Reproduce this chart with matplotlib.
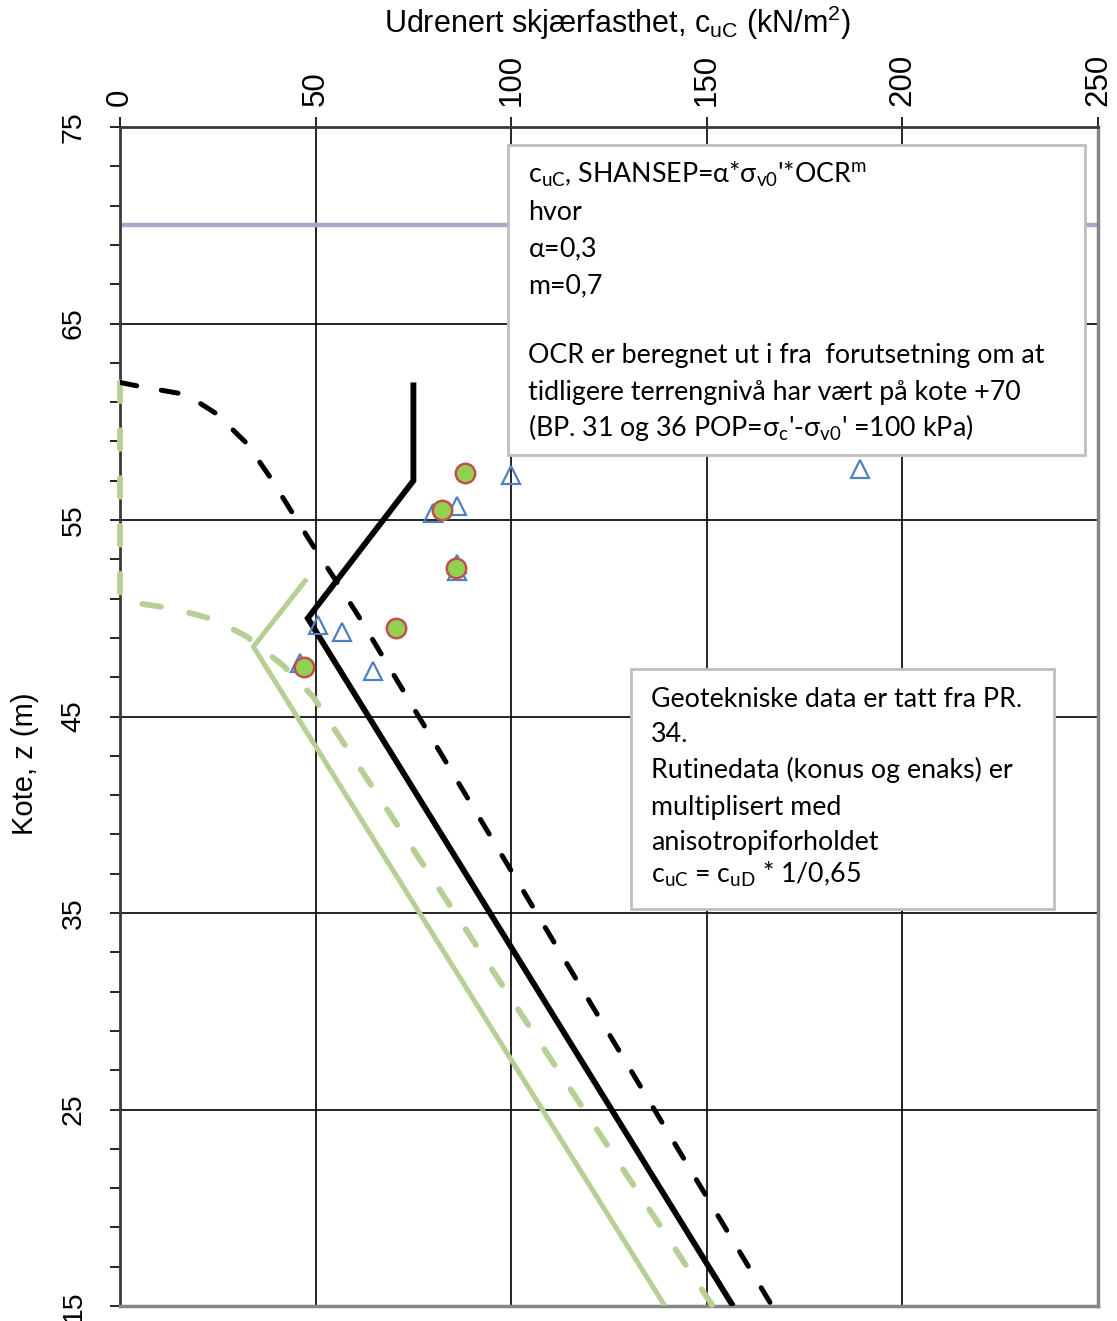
import matplotlib
matplotlib.use("Agg")
import matplotlib.pyplot as plt
from matplotlib.patches import Rectangle
from matplotlib.ticker import FixedLocator

plt.rcParams['mathtext.fontset'] = 'custom'
plt.rcParams['mathtext.default'] = 'regular'
plt.rcParams['mathtext.rm'] = 'Lato'

# ---------------- data ----------------
terrain_level = 70  # previous terrain level (kote)

shansep_x = [0, 5, 15, 20, 24.7, 32.4, 38.3, 44.1, 49.8, 55.4, 61.3, 166.7]
shansep_z = [62, 61.8, 61.45, 61.0, 60.4, 58.9, 57.2, 55.35, 53.55, 51.85, 50.0, 15]

design_x = [75, 75, 48, 156.7]
design_z = [62, 57, 50, 15]

green_dashed_x = [0, 0, 3.4, 14.1, 24.3, 32.4, 41.7, 49.4, 151.5]
green_dashed_z = [62, 51.0, 50.8, 50.47, 49.92, 49.07, 47.6, 46.0, 15]

green_solid_x = [47.7, 34.1, 139.3]
green_solid_z = [52.0, 48.55, 15]

circle_x = [88.2, 82.2, 85.9, 70.6, 47.0]
circle_z = [57.4, 55.5, 52.55, 49.52, 47.53]

tri_x = [100, 189.2, 86.2, 80.1, 86.1, 86.1, 50.7, 56.8, 64.6, 46.0]
tri_z = [57.3, 57.6, 55.7, 55.35, 52.75, 52.4, 49.65, 49.3, 47.3, 47.7]

x_ticks = [0, 50, 100, 150, 200, 250]
y_ticks = [15, 25, 35, 45, 55, 65, 75]

box1_lines = [
    r"c$_{uC}$, SHANSEP=$\alpha$*$\sigma_{v0}$'*OCR$^{m}$",
    "hvor",
    r"$\alpha$=0,3",
    "m=0,7",
    "OCR er beregnet ut i fra  forutsetning om at",
    "tidligere terrengnivå har vært på kote +70",
    r"(BP. 31 og 36 POP=$\sigma_{c}$'-$\sigma_{v0}$' =100 kPa)",
]
box1_baselines_px = [183, 220, 257, 293, 363, 400, 436]

box2_lines = [
    "Geotekniske data er tatt fra PR.",
    "34.",
    "Rutinedata (konus og enaks) er",
    "multiplisert med",
    "anisotropiforholdet",
    r"c$_{uC}$ = c$_{uD}$ * 1/0,65",
]
box2_baselines_px = [707, 742, 778, 815, 850, 883]

# ---------------- figure ----------------
W, H = 1117, 1321
fig = plt.figure(figsize=(W / 100, H / 100), dpi=100)
ax_l, ax_r, ax_t, ax_b = 120, 1098, 127, 1306
ax = fig.add_axes([ax_l / W, 1 - ax_b / H, (ax_r - ax_l) / W, (ax_b - ax_t) / H])
ax.set_xlim(0, 250)
ax.set_ylim(15, 75)

def ay(py):
    return (ax_b - py) / (ax_b - ax_t)

def axx(px):
    return (px - ax_l) / (ax_r - ax_l)

# grid
for v in x_ticks[1:-1]:
    ax.axvline(v, color='black', lw=1.2, zorder=1)
for v in y_ticks[1:-1]:
    ax.axhline(v, color='black', lw=1.2, zorder=1)

# terrain line
ax.axhline(terrain_level, color='#b3a2c7', lw=3.2, zorder=2)

green = '#b5cf94'
ax.plot(green_solid_x, green_solid_z, color=green, lw=3.6, zorder=3,
        solid_capstyle='butt')
ax.plot(green_dashed_x, green_dashed_z, color=green, lw=4.2, zorder=3,
        dashes=(3.2, 5.0), dash_capstyle='round', clip_on=False)
ax.plot(design_x, design_z, color='black', lw=4.2, zorder=4,
        solid_capstyle='butt', solid_joinstyle='miter')
ax.plot(shansep_x, shansep_z, color='black', lw=3.6, zorder=4,
        dashes=(3.4, 5.0), dash_capstyle='round')

ax.plot(tri_x, tri_z, linestyle='none', marker='^', ms=13,
        mfc='none', mec='#4f81bd', mew=1.6, zorder=5)
ax.plot(circle_x, circle_z, linestyle='none', marker='o', ms=14,
        mfc='#92d050', mec='#c0504d', mew=1.8, zorder=6)

# ticks
ax.xaxis.set_ticks_position('top')
ax.xaxis.set_label_position('top')
ax.set_xticks(x_ticks)
ax.set_xticklabels([str(v) for v in x_ticks], rotation=90,
                   family=['Liberation Sans', 'DejaVu Sans'], fontsize=22.5)
ax.set_yticks(y_ticks)
ax.set_yticklabels([str(v) for v in y_ticks], rotation=90,
                   family=['Liberation Sans', 'DejaVu Sans'], fontsize=20.5,
                   va='center')
ax.yaxis.set_minor_locator(FixedLocator(list(range(17, 75, 2))))
ax.tick_params(axis='x', which='major', direction='out', length=7, width=1.2,
               pad=8, colors='black')
ax.tick_params(axis='y', which='major', direction='out', length=7, width=1.2,
               pad=17)
ax.tick_params(axis='y', which='minor', direction='out', length=7, width=1.2)

for s in ['right', 'bottom']:
    ax.spines[s].set_color('#868686')
    ax.spines[s].set_linewidth(2.5)
for s in ['left', 'top']:
    ax.spines[s].set_color('#3a3a3a')
    ax.spines[s].set_linewidth(2.0)

# text boxes
box_font = ['Lato', 'DejaVu Sans']
box_fs = 19.3
ax.add_patch(Rectangle((axx(508), ay(455)), axx(1085) - axx(508), ay(145) - ay(455),
                       transform=ax.transAxes, facecolor='white',
                       edgecolor='#bfbfbf', lw=2, zorder=8))
for line, py in zip(box1_lines, box1_baselines_px):
    ax.text(axx(528), ay(py), line, transform=ax.transAxes, family=box_font,
            fontsize=box_fs, ha='left', va='baseline', zorder=9)

ax.add_patch(Rectangle((axx(631), ay(909)), axx(1054) - axx(631), ay(669) - ay(909),
                       transform=ax.transAxes, facecolor='white',
                       edgecolor='#bfbfbf', lw=2, zorder=8))
for line, py in zip(box2_lines, box2_baselines_px):
    ax.text(axx(651), ay(py), line, transform=ax.transAxes, family=box_font,
            fontsize=box_fs, ha='left', va='baseline', zorder=9)

# titles
narrow = ['Liberation Sans Narrow', 'Liberation Sans', 'DejaVu Sans']
fig.text(618 / W, 1 - 33 / H, r"Udrenert skjærfasthet, c$_{uC}$ (kN/m$^{2}$)",
         family=narrow, fontsize=22, ha='center', va='baseline')
fig.text(25 / W, 1 - 764 / H, "Kote, z (m)", rotation=90,
         family=narrow, fontsize=21, ha='center', va='center')

fig.savefig('out.png', dpi=100)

SHORT EXERCISE
With the pictures left out, restate word for word every line of the data above, from the first down to the line that contains "from matplotlib.ticker import FixedLocator".

EXERCISE SOLUTION
Reproduce this chart with matplotlib.
import matplotlib
matplotlib.use("Agg")
import matplotlib.pyplot as plt
from matplotlib.patches import Rectangle
from matplotlib.ticker import FixedLocator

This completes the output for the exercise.